Quand le violoniste historique de King Crimson rencontre le saxophoniste tout aussi historique de Van der Graaf Generator, on s'attend forcément à ce que le résultat soit tout sauf banal. Outre sa participation aux trois derniers albums du King Crimson de la première génération ("Larks Tongue in Aspic", "Starless and Bible Black" et "Red"), David Cross n'a cessé de multiplier les collaborations (avec Robert Fripp, John Wetton, Peter Hammill, Clearlight, Jade Warrior pour n'en citer que quelques-uns). David Jackson, outre sa présence fidèle au sein de VDGG de "The Least We Can Do Is Wave To Each Other" (1970) au live "Real Time" (2007), a collaboré à de nombreux albums de Peter Hammill mais aussi avec d'autres transfuges de VDGG (Judge Smith , pour les quatre disques "The Long Hello" avec Hugh Banton et Guy Evans) ainsi qu'avec des artistes aussi divers que Peter Gabriel, Mr Averell, les Italiens d'Osanna, The Tangent, Jakko Jakszyk (qui a rejoint King Crimson depuis 2013).

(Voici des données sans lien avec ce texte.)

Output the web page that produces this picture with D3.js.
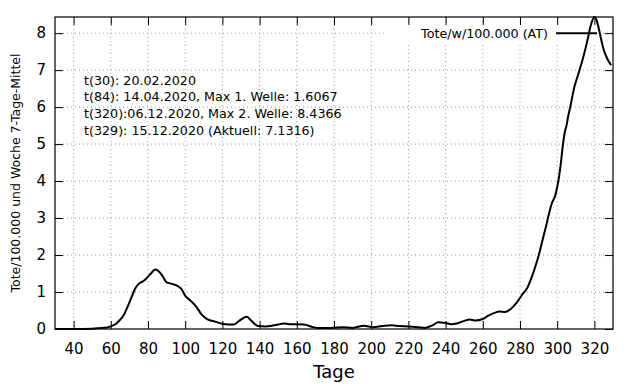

Les deux hommes s'étaient déjà brièvement croisés au sein de "The Rome Pro(g)ject" I & III, des concept albums sur lesquels Vincenzo Ricca invitaient les gloires du prog 70 à jouer quelques titres. Cette fois, c'est à une véritable collaboration et non une simple juxtaposition qu'ils se livrent. Accompagnés de Mick Paul à la basse et de Craig Blundell à la batterie, David & David vont régaler les auditeurs de leurs instruments respectifs durant près d'une heure, "Another Day" étant sans surprise presqu'entièrement dédié au violon et au saxophone.
Au menu, quelques titres expérimentaux n'hésitant pas à se nourrir de dissonances (vu le pedigree des protagonistes, on s'en serait douté) mais aussi quelques morceaux atmosphériques et d'autres résolument mélodiques. L'album s'ouvre sur un titre déviant, 'Predator', à la mélodie bancale et volontairement grotesque sur laquelle sax et violon se livrent à de nombreuses stridences sur fond de rythmique syncopée. Le morceau éprouvera les nerfs des plus sensibles qui éviteront également le déstructuré 'Trane to Kiev' et le cacophonique 'Breaking Bad'. Cacophoniques, dissonants, déstructurés, voire anarchiques, mais aussi interprétés à la vitesse du son et faisant preuve d'une recherche qui ne pourra que séduire tous ceux que l'absence de trame mélodique ne rebute pas. Cross & Jackson ont trop de métier pour confondre musique expérimentale et bruitages ennuyeux.
Les deux courts 'Bushido' et 'Time, Gentlemen, Please' et le plus conséquent 'Arrival' sont d'agréables pauses atmosphériques sans thème mais sans dissonances. Les notes s'égrènent presqu'au hasard avec une large place laissée aux improvisations. L'ensemble constitue une trame aussi vaporeuse qu'intrigante et relaxante. Quant aux autres titres, si certains font l'objet d'une construction très précise ('Going Nowhere', 'Mr Morose', 'Anthem for Another Day') quand d'autres laissent de larges plages aux improvisations entre des "refrains" (parfois un brin répétitifs) servant de points d'ancrage ('Last Ride', 'Millennium Toll', 'Come Again'), tous font preuve d'une recherche mélodique évidente.
Grace à cette alternance entre mélodies, expérimentations et pauses atmosphériques, David Cross et David Jackson réalisent un album parfaitement équilibré, suffisamment audacieux pour ravir les fans de King Crimson et de VDGG, suffisamment sage pour ne pas effrayer ceux qui sont moins sensibles à l'univers de ces deux groupes. Ajoutons à cela que les atmosphères sont tantôt joyeuses, presque dansantes, tantôt fort sombres et inquiétantes et que les quatre musiciens font preuve d'une virtuosité et d'un plaisir à jouer qui conduisent souvent l'auditeur à une transe béate, Jackson & Cross se distribuant intelligemment les parties sans chercher à tirer la couverture à soi. Si le tout instrumental et quelques dissonances ne vous effraient pas, "Another Day" a tout pour vous faire passer un agréable moment.